与えたかった元気と希望 壁新聞「書き手」ら語る―思いは能登地震でも・震災13年
13年前の東日本大震災の被災地では、子どもや地元の新聞社が作成した壁新聞が避難所に掲示された。震災による混乱や悲しみの中、書き手たちは「元気づけたい」「正確な情報を伝えたい」との思いから、手書きの文章やイラストで多くの人々に元気を与えた。「被災者に希望を」との願いは、元日に起きた能登半島地震の被災地でも避難所新聞として表れた。
2011年3月、宮城県気仙沼市の市立気仙沼小学校で、避難していた小中学生らが集まり壁新聞を作成した。その名も「ファイト新聞」。2代目編集長として活動した小山里子さん(22)は「当時は分からなかったが、子どもなりの計らいがあったから大人を元気にできた」と振り返る。

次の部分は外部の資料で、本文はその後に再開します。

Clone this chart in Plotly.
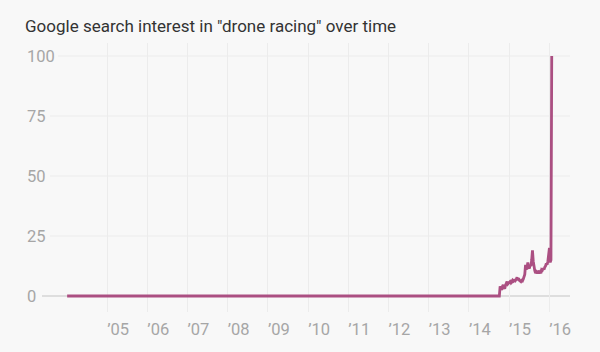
import plotly.graph_objects as go
import pandas as pd

# ---- data ----
title_text = 'Google search interest in "drone racing" over time'
year_ticks = ["2005-01-01", "2006-01-01", "2007-01-01", "2008-01-01", "2009-01-01", "2010-01-01",
              "2011-01-01", "2012-01-01", "2013-01-01", "2014-01-01", "2015-01-01", "2016-01-01"]
year_labels = ["’05", "’06", "’07", "’08", "’09", "’10", "’11", "’12", "’13", "’14", "’15", "’16"]
y_ticks = [0, 25, 50, 75, 100]

# flat (zero) period
flat_dates = ["2004-01-04"]
flat_values = [0]
# weekly values from late Sep 2014 to Jan 2016
active_start = "2014-09-28"
active_values = [0, 0, 4, 3.5, 2.5, 4, 4.6, 3.5, 3, 4.5,
                 5.5, 6, 5, 5.5, 6, 6, 5.5, 6, 6.5, 6,
                 6.2, 7, 6.5, 7, 7.8, 6.5, 7.4, 6.5, 6.2, 6,
                 6.5, 6.3, 7, 8.5, 9, 13, 11, 12, 14, 12,
                 11.5, 13, 12.5, 15, 19, 14.5, 12, 10.5, 9.5, 10,
                 9.4, 10.5, 10, 9.4, 10, 9.5, 11, 10.8, 11.5, 11,
                 12, 12.5, 13.6, 13, 14.5, 17, 20, 14, 15, 100]

active_dates = list(pd.date_range(active_start, periods=len(active_values), freq="7D").strftime("%Y-%m-%d"))
dates = flat_dates + active_dates
values = flat_values + active_values

LINE = "#ab4f82"
BG = "#f8f8f8"
GRID = "#ececec"
TICK = "#a6a6a6"
FONT = "Roboto"

L, R = 24, 570
W = R - L

fig = go.Figure()
fig.add_trace(go.Scatter(x=dates, y=values, mode="lines",
                         line=dict(color=LINE, width=2.8), hoverinfo="skip"))

fig.update_layout(
    width=600, height=352,
    margin=dict(l=L, r=600 - R, t=43, b=40),
    paper_bgcolor=BG, plot_bgcolor=BG,
    showlegend=False,
    title=dict(text=title_text, x=25/600, xanchor="left", y=1-26/352, yanchor="middle",
               font=dict(family=FONT, size=17, color="#333333")),
    xaxis=dict(range=["2002-12-08", "2016-07-08"], tickvals=year_ticks, ticktext=year_labels,
               showgrid=True, gridcolor=GRID, gridwidth=1, showline=False, zeroline=False,
               ticks="", ticklabelshift=11, ticklabelstandoff=5,
               tickfont=dict(family=FONT, size=16.5, color=TICK)),
    yaxis=dict(range=[-6.67, 105.4], tickvals=y_ticks, ticklabelposition="inside",
               showgrid=False, zeroline=False, showline=False, ticks="",
               tickfont=dict(family=FONT, size=16.5, color=TICK)),
)

# horizontal gridlines starting after the labels
grid_starts = {100: (58 - L) / W, 75: (50 - L) / W, 50: (50 - L) / W, 25: (50 - L) / W}
for yv, x0 in grid_starts.items():
    fig.add_shape(type="line", xref="paper", yref="y", x0=x0, x1=1, y0=yv, y1=yv,
                  line=dict(color=GRID, width=1), layer="below")
# baseline
fig.add_shape(type="line", xref="paper", yref="y", x0=(42 - L) / W, x1=1, y0=0, y1=0,
              line=dict(color="#c4c4c4", width=1.2), layer="below")

fig.write_html("out.html")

避難所では、知り合い同士でも安易にお互いの被害状況を聞けないような雰囲気が漂っていた。そんな中、1人の小学生が抱いた「大人たちを元気づけたい」という思いから始まったのがファイト新聞だった。
編集上のルールは「暗い話は絶対に書かない」。「電気ふっ活」との見出しが書かれた11年3月18日の創刊号を皮切りに、避難所の炊き出しや日々の過ごし方などを子どもたちが取材して紙面を作った。「面白い」「また書いて」と反響を呼び、50号まで発行された。
県内最多の犠牲者数となった石巻市でも、地元紙「石巻日日新聞」が壁新聞を作成した。津波で新聞を印刷する輪転機が故障したが、震災翌日の同月12日から手書きで正確な被害情報を市民に届けた。

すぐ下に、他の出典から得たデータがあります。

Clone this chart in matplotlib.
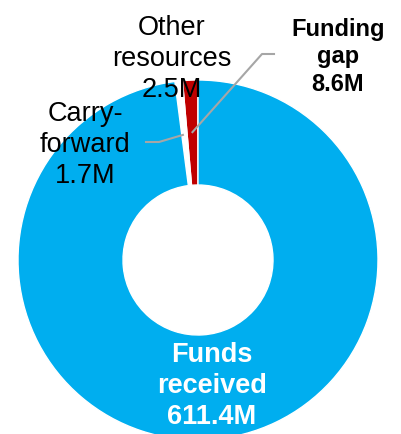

記者として壁新聞作成に携わった同社の平井美智子常務は「壁新聞と聞いた時は子どもがやるものだと思った」と明かす。だが、震災後に読者から「あの時、新聞を見て安心した」という声を聞き、「今では正解だったと思う」と話した。
能登半島地震で甚大な被害を受けた石川県珠洲市。市立正院小学校の避難所でも、被災した小中学生らが仮設トイレの使い方や炊き出し情報などを伝える「正院ひなん所新聞」が張り出された。
「新聞を作るのは初めて」と話していた子どもたち。書く内容についてアドバイスをした元教員の小町富士子さん(68)は「子どもたちは言葉遣いなどすごく苦労して書いてくれた」と、目を細めた。